Bonfim escreveu, mas não foi suficiente: “O preso voltou com o papel, porque o Zé Mulato tinha dito que não chegava: “Tem de dizer que foi assim.” Lá vou escrever. No dia seguinte voltei a esvaziar o mar. No 2º dia, na praia, apareceu o Sr. Gorgulho e o polícia disse-me: “Está ali o Sr. Governador. Vai lá ter.” E eu aproximei-me e disse: “Sr. Governador, o que é que eu fiz, para estar aqui, acorrentado?” E ele disse: “Você está a fazer teatro. Esteve numa reunião. Com o sr. Pedronho, Teixeira, queriam matar todos os brancos e pôr o eng. Salustiano no meu lugar.” “Isso nunca aconteceu!” “É verdade, é tão verdade como vocês terem morto o Amaral a machim. E com se mataram com machim são selvagens, trato-vos como selvagens. Já não são funcionários. Já fiz uma portaria exonerando todos vocês. Durante os 4 anos que vou estar em S. Tomé, daqui não sais.”

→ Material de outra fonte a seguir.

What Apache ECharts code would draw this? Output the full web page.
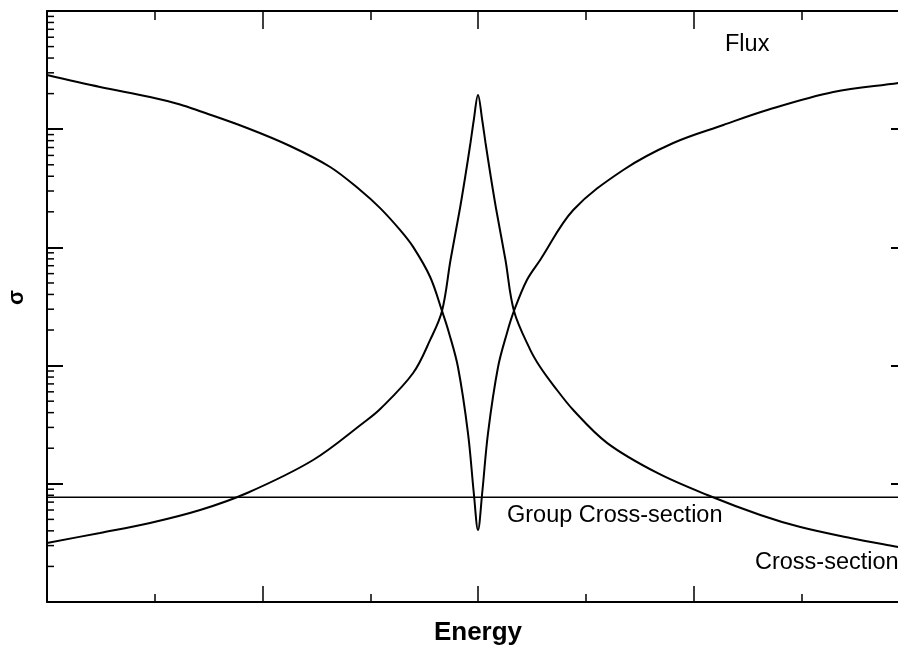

Entretanto, o preso que segurava a corda quando ele ia ao mar encher a pipa perguntou-lhe se ele era o Bonfim que jogava futebol. Quando soube que sim, disse-lhe que não fosse tão longe no mar, nem enchesse tanto a pipa. À noite, na cela, voltou o homem do papel: “Sr. Zé diz que não chega, tem de escrever mais.” Bonfim voltou a escrever. O próprio Zé Mulato foi à cela: “Tens de escrever, nós sabemos tudo, o sr. Pedronho, o sr. Teixeira já disseram que você esteve numa reunião.” “Completei mais a mentira”, resumiu o Sr. Bonfim. “E no dia seguinte fui para a cidade.”
Nessa noite, vieram buscá-lo à cela e levaram-no à Polícia, onde viu caras que nunca tinha visto em S. Tomé: “Vem cá para confirmar o que disse em Fernão Dias.” “O que eu escrevi em Fernão Dias é tudo mentira, obrigaram-me a mentir.” Então levaram-no para outra sala, onde estava outro conterrâneo, dizendo: “Aqui o seu amigo diz que o senhor esteve numa reunião.” “E eu disse ao senhor: “Eu penso que vieram a S. Tomé para saber a verdade. A verdade é o que eu lhe disse. Tudo isto que eu escrevi é mentira, fomos obrigados a mentir. Mas se quer que eu continue a mentir, eu volto a mentir.” Então ele perguntou onde é que eu fui educado. “Nunca saí daqui, tenho a quarta classe.” Voltei para a cela, estive uns dois meses, até que saímos todos em liberdade.”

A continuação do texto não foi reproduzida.